If any members here also frequent that site you might what to chime in with your support for the site, its a great site just like this one and it would be a real shame to see it go under due to a few morons.

www.gscalemad.co.uk


----------



## david bunn (Jan 4, 2008)

I echo that,not really into most of the stuff they discuss but it is a good site.
Why cannot some people realise that this is a hobby i.e for personal enjoyment.There is enough strife in this life with work etc without said morons bring petty gripes and politics into the mix.
Very sad people out there.
Regards
Bunny


----------



## peter bunce (Dec 29, 2007)

Hi, 

If you are a member of GSM you can add your opinions there to Jason; some have been added so far - all are support for Jason. 

a direct link is at http://www.gscalemad.co.uk/forum/in...ntry199911


----------



## Greg Elmassian (Jan 3, 2008)

The simple question: 

You must be a member to post. 

Ban those members. 

Ignore any personal emails from them. 

If it gets worse, contact me, my uncle Mike who lives in Vegas, says there's no problem that cannot be solved for the right price. My uncle is Sicilian. (honestly!) 

Regards, Greg


----------



## Jerry Barnes (Jan 2, 2008)

I agree with you Greg. I like the site and closing it down for a reason like that makes no sense. I thought it was a fun site to go visit and read about the UK G scale guys, and in other countries. Some good posts/advice as to where to buy some odd stuff was there also.


----------



## John J (Dec 29, 2007)

There is some place else other then MLS








Shirly you jest


----------



## vsmith (Jan 2, 2008)

Yep but they dont speak English right and drive on the wrong side of the road.  Its actually an interesting place they do alot of unique things not seen over here anymore, like actually still using R1 curves!!!! 

Some long time members are currently trying to see if they can take over the operation of the site, I wish them luck.


----------



## aceinspp (Jan 2, 2008)

It's a shame to hear the news. I think he should have the capabilities to ban folks and get rid of the Rif raft. I also enjoyed the site just to read if nothing else. Hope they can come up with a game plan.

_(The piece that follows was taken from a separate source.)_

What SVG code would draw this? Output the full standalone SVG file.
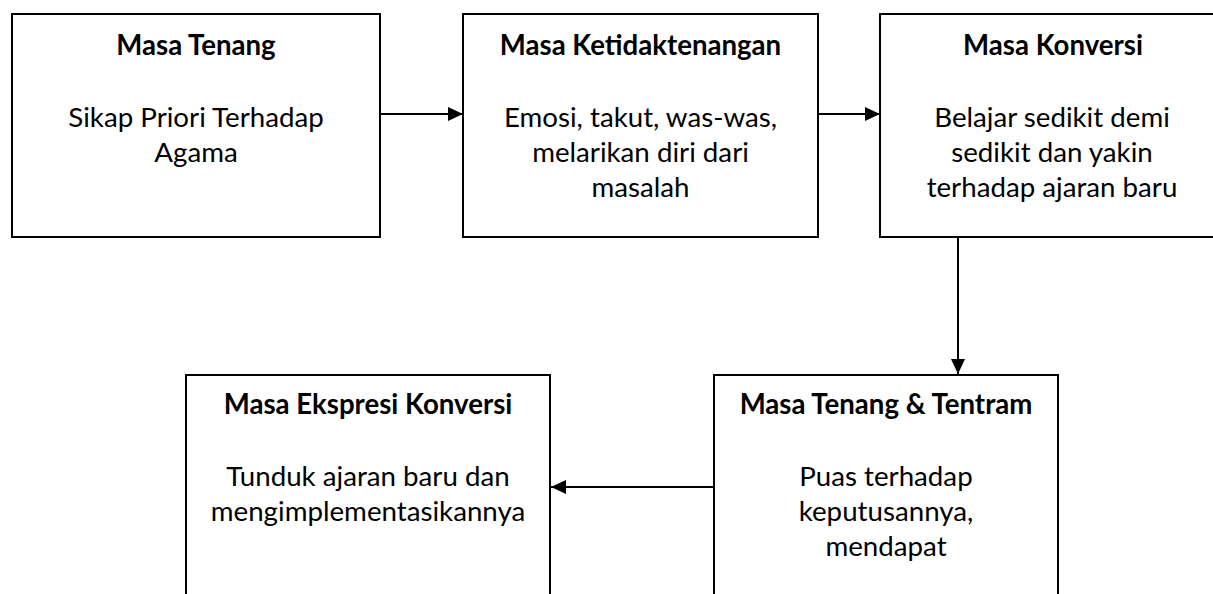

Later RJD


----------



## Jerry Barnes (Jan 2, 2008)

A new UK G scale website came on line to replace G Scale Mad. http://www.gscalecentral.co.uk/index.asp#at
G Scale Central, about the same lineup of forums but pix are much easier to upload(no need to store them someplace else)
Site is a bit easier to get around on I think, looks like a good replacement.


----------